- Consensus secondary structure and sequence conservation of xerDC RNA

Identifiers
- Symbol: xerDC
- Rfam: RF03062

Other data
- RNA type: Cis-reg
- SO: SO:0005836
- PDB structures: PDBe

= XerDC RNA motif =

The xerDC RNA motif is a conserved RNA structure that was discovered by bioinformatics.
xerDC motif RNAs are found in Clostridia.

xerDC RNAs function as cis-regulatory elements, in view of their positions upstream of protein-coding genes.
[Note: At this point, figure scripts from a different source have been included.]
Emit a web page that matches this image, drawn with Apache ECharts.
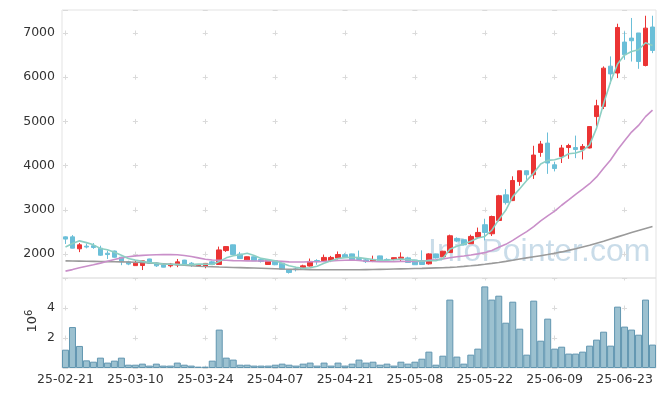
<!DOCTYPE html>
<html><head><meta charset="utf-8">
<script src="https://cdn.jsdelivr.net/npm/echarts/dist/echarts.min.js"></script>
<style>html,body{margin:0;padding:0;background:#fff}#c{width:665px;height:396px}</style>
</head><body><div id="c"></div>
<script>
const dates = ['25-02-21','25-02-24','25-02-25','25-02-26','25-02-27','25-02-28',
'25-03-04','25-03-05','25-03-06','25-03-07','25-03-10','25-03-11','25-03-12','25-03-13','25-03-14','25-03-17','25-03-18','25-03-19','25-03-20','25-03-21','25-03-24','25-03-25','25-03-26','25-03-27','25-03-28','25-03-31',
'25-04-01','25-04-02','25-04-03','25-04-04','25-04-07','25-04-08','25-04-09','25-04-10','25-04-11','25-04-14','25-04-15','25-04-16','25-04-17','25-04-18','25-04-21','25-04-22','25-04-23','25-04-24','25-04-25','25-04-28','25-04-29','25-04-30',
'25-05-02','25-05-07','25-05-08','25-05-09','25-05-12','25-05-13','25-05-14','25-05-15','25-05-16','25-05-19','25-05-20','25-05-21','25-05-22','25-05-23','25-05-26','25-05-27','25-05-28','25-05-29','25-05-30',
'25-06-02','25-06-04','25-06-05','25-06-09','25-06-10','25-06-11','25-06-12','25-06-13','25-06-16','25-06-17','25-06-18','25-06-19','25-06-20','25-06-23','25-06-24','25-06-25','25-06-26','25-06-27'];

const opens = [2390,2390,2120,2180,2190,2135,2020,2070,1930,1825,1740,1742,1890,1800,1755,1735,1755,1865,1795,1735,
1720,1825,1765,2080,2210,2000,1870,1940,1880,1765,1850,1795,1645,1665,1665,1730,1855,1850,1855,1910,
1985,2005,1900,1870,1845,1960,1880,1880,1905,1915,1865,1855,1780,2005,1940,2035,2355,2325,2235,2385,
2665,2460,2760,3340,3210,3640,3885,3795,4300,4510,4020,4210,4410,4410,4360,4400,5110,5340,6250,6095,
6795,6885,7000,6265,7135];
const closes = [2340,2135,2210,2160,2150,1975,1990,1930,1830,1775,1795,1848,1795,1735,1705,1775,1825,1765,1745,1760,
1790,1765,2095,2170,1990,1900,1940,1850,1835,1855,1760,1660,1585,1650,1735,1835,1830,1925,1925,1990,
1935,1870,1880,1830,1880,1855,1870,1920,1930,1810,1760,1765,2005,1915,2065,2415,2295,2210,2400,2490,
2490,2850,3320,3165,3665,3885,3795,4240,4490,4060,3935,4400,4455,4365,4435,4885,5355,6205,6075,7125,
6510,6825,6355,7110,6605];
const lows = [2230,2130,2045,2130,2120,1960,1890,1920,1750,1750,1740,1640,1780,1710,1700,1700,1705,1760,1710,1730,
1680,1760,1765,2050,1985,1895,1860,1845,1810,1760,1750,1655,1560,1610,1660,1720,1760,1820,1820,1880,
1930,1865,1850,1800,1820,1850,1850,1860,1840,1800,1755,1760,1765,1900,1935,2030,2270,2200,2230,2370,
2310,2410,2740,3120,3200,3545,3680,3700,4200,3815,3870,4060,4155,4170,4140,4390,4900,5280,5850,5980,
6395,6355,6190,6245,6545];
const highs = [2400,2430,2250,2240,2250,2190,2080,2080,1940,1850,1850,1850,1895,1810,1760,1800,1890,1870,1820,1770,
1800,1850,2170,2175,2215,2050,1945,1945,1900,1860,1860,1800,1650,1690,1760,1900,1885,1990,1960,2060,
2020,2010,2080,1900,1965,1965,1905,1925,2040,1940,1870,2085,2020,2010,2075,2440,2380,2330,2440,2600,
2800,2870,3340,3470,3760,3885,3890,4450,4560,4750,4090,4470,4495,4680,4490,4890,5490,6245,6470,7210,
7035,7340,7000,7390,7390];
const maShort = [2160,2240,2300,2260,2210,2126,2097,2041,1975,1900,1864,1836,1809,1790,1776,1772,1767,1761,1763,1774,
1777,1765,1831,1916,1962,1984,2019,1970,1903,1876,1848,1792,1739,1702,1678,1693,1727,1795,1850,1901,
1921,1929,1920,1901,1879,1863,1863,1871,1891,1877,1858,1837,1854,1851,1902,2110,2180,2230,2290,2365,
2400,2540,2780,2990,3300,3480,3665,3832,4036,4120,4133,4180,4269,4285,4340,4470,4850,5400,5900,6300,
6500,6580,6620,6780,6720];
const maMid = [1615,1650,1690,1725,1760,1796,1840,1880,1915,1940,1960,1972,1980,1985,1988,1988,1985,1970,1945,1915,
1885,1866,1860,1861,1853,1849,1847,1843,1843,1847,1845,1836,1825,1821,1823,1826,1826,1834,1843,1854,
1862,1867,1856,1839,1834,1831,1828,1831,1836,1834,1834,1839,1860,1873,1890,1919,1942,1956,1980,2005,
2033,2082,2154,2221,2310,2411,2508,2624,2752,2864,2973,3105,3227,3350,3468,3592,3745,3944,4128,4360,
4561,4760,4911,5109,5256];
const maLong = [1848,1845,1842,1839,1836,1833,1830,1827,1824,1821,1817,1810,1800,1790,1780,1770,1760,1748,1737,1727,
1720,1714,1708,1703,1698,1694,1690,1686,1680,1674,1668,1662,1658,1655,1652,1650,1648,1647,1646,1645,
1645,1646,1648,1650,1652,1655,1658,1662,1666,1670,1674,1678,1683,1688,1693,1700,1710,1722,1736,1752,
1770,1790,1812,1836,1862,1890,1915,1940,1965,1990,2020,2050,2085,2120,2160,2200,2245,2290,2340,2390,
2440,2490,2535,2580,2625];
const volumes = [1.22,2.73,1.47,0.51,0.42,0.69,0.36,0.49,0.69,0.22,0.22,0.29,0.16,0.29,0.16,0.16,0.36,0.22,0.16,0.09,
0.09,0.49,2.56,0.69,0.56,0.22,0.22,0.16,0.16,0.16,0.22,0.29,0.22,0.16,0.29,0.36,0.16,0.36,0.16,0.36,
0.16,0.29,0.56,0.36,0.42,0.22,0.29,0.16,0.42,0.29,0.42,0.62,1.09,0.22,0.82,4.56,0.76,0.29,0.89,1.29,
5.44,4.56,4.82,3.02,4.42,2.62,0.89,4.49,1.82,3.29,1.29,1.42,0.96,0.96,1.09,1.49,1.89,2.42,1.49,4.09,
2.76,2.56,2.22,4.56,1.56];

const labelEvery = 10;
const candleData = opens.map((o, i) => [o, closes[i], lows[i], highs[i]]);

const GL = 62, GW = 594, GT = 10, GH = 268, VT = 278, VH = 90;
const YMIN = 1460, YMAX = 7520;
const band = GW / dates.length;
const per = band * labelEvery;
const crossColor = '#dadada';
const hDash = { type: [5, per - 5], dashOffset: per - (band / 2 - 2.5), color: crossColor, width: 1 };
const yPer = GH / (YMAX - YMIN) * 1000;
const vDash = { type: [5, yPer - 5], dashOffset: yPer - ((YMAX - 7000) / (YMAX - YMIN) * GH - 2.5), color: crossColor, width: 1 };
const font = '"DejaVu Sans", sans-serif';

const chart = echarts.init(document.getElementById('c'));
chart.setOption({
  animation: false,
  backgroundColor: '#fff',
  graphic: [
    { type: 'text', left: 428, top: 236, z: 0, silent: true,
      style: { text: 'InfoPointer.com', font: '32px "Liberation Sans", Arial, sans-serif', fill: 'rgba(165,196,218,0.6)' } },
    { type: 'text', x: 33, y: 321, rotation: Math.PI / 2, silent: true,
      style: { text: '{a|10}{b|6}', align: 'center', verticalAlign: 'middle',
        rich: { a: { fontSize: 13, fontFamily: font, fill: '#333' }, b: { fontSize: 10, fontFamily: font, fill: '#333', verticalAlign: 'top', padding: [0,0,8,0] } } } }
  ],
  grid: [
    { left: GL, width: GW, top: GT, height: GH, show: true, borderColor: '#e3e3e3', borderWidth: 1 },
    { left: GL, width: GW, top: VT, height: VH, show: true, borderColor: '#e3e3e3', borderWidth: 1 }
  ],
  xAxis: [
    { type: 'category', gridIndex: 0, data: dates, boundaryGap: true,
      axisLine: { show: false }, axisTick: { show: false }, axisLabel: { show: false },
      splitLine: { show: true, alignWithLabel: true, interval: (i) => i % labelEvery === 0, lineStyle: vDash } },
    { type: 'category', gridIndex: 1, data: dates, boundaryGap: true,
      axisLine: { show: false }, axisTick: { show: false },
      axisLabel: { interval: (i) => i % labelEvery === 0, margin: 5, fontSize: 12.5, fontFamily: font, color: '#333' },
      splitLine: { show: true, alignWithLabel: true, interval: (i) => i % labelEvery === 0,
        lineStyle: { type: [5, 25], dashOffset: 2.5, color: crossColor, width: 1 } } }
  ],
  yAxis: [
    { type: 'value', gridIndex: 0, min: YMIN, max: YMAX, splitNumber: 5,
      axisLine: { show: false }, axisTick: { show: false },
      axisLabel: { showMinLabel: false, showMaxLabel: false, margin: 7, fontSize: 12.5, fontFamily: font, color: '#333',
        formatter: (v) => String(v) },
      splitLine: { show: true, lineStyle: hDash } },
    { type: 'value', gridIndex: 1, min: 0, max: 6, interval: 2,
      axisLine: { show: false }, axisTick: { show: false },
      axisLabel: { showMinLabel: false, showMaxLabel: false, margin: 7, fontSize: 12.5, fontFamily: font, color: '#333',
        formatter: (v) => String(v) },
      splitLine: { show: true, lineStyle: hDash } }
  ],
  series: [
    { type: 'candlestick', xAxisIndex: 0, yAxisIndex: 0, data: candleData, barWidth: 5,
      itemStyle: { color: '#eb3434', color0: '#6bbfd8', borderColor: '#eb3434', borderColor0: '#6bbfd8', borderWidth: 1 } },
    { type: 'line', xAxisIndex: 0, yAxisIndex: 0, data: maLong, showSymbol: false, z: 3,
      lineStyle: { color: '#9a9a9a', width: 1.6 } },
    { type: 'line', xAxisIndex: 0, yAxisIndex: 0, data: maMid, showSymbol: false, z: 3,
      lineStyle: { color: '#c98fc9', width: 1.6 } },
    { type: 'line', xAxisIndex: 0, yAxisIndex: 0, data: maShort, showSymbol: false, z: 3,
      lineStyle: { color: '#8dcfc3', width: 1.6 } },
    { type: 'bar', xAxisIndex: 1, yAxisIndex: 1, data: volumes, barCategoryGap: '0%',
      itemStyle: { color: '#9cc1d0', borderColor: '#6196b0', borderWidth: 1 } }
  ]
});
</script>
</body></html>
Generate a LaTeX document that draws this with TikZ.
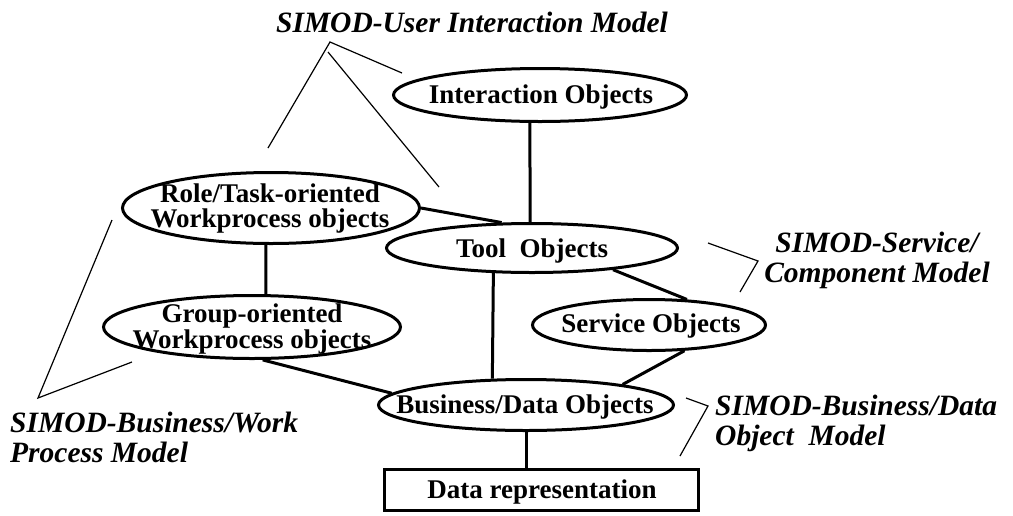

xerDC RNAs are consistently located upstream of xerDC genes. The precise functions of the protein product of particular xerDC genes have not been established, but they are predicted to generally fit into a recombinase or integrase role. Given this genetic arrangement, it is likely that xerDC RNAs function as cis-regulatory elements. However, recombinases and integrases operate on DNA, which can sometimes be singled-stranded. Therefore, it is also possible that the xerDC motif actually operates at the level of single-stranded DNA. In terms of secondary structure, RNA and DNA are difficult to distinguish when only sequence information is available.

xerDC RNAs sometimes partially overlap predicted genes. However, these genes are relatively small and their putative protein products are not similar to any known conserved protein domain, suggesting that the genes might be false positive predictions.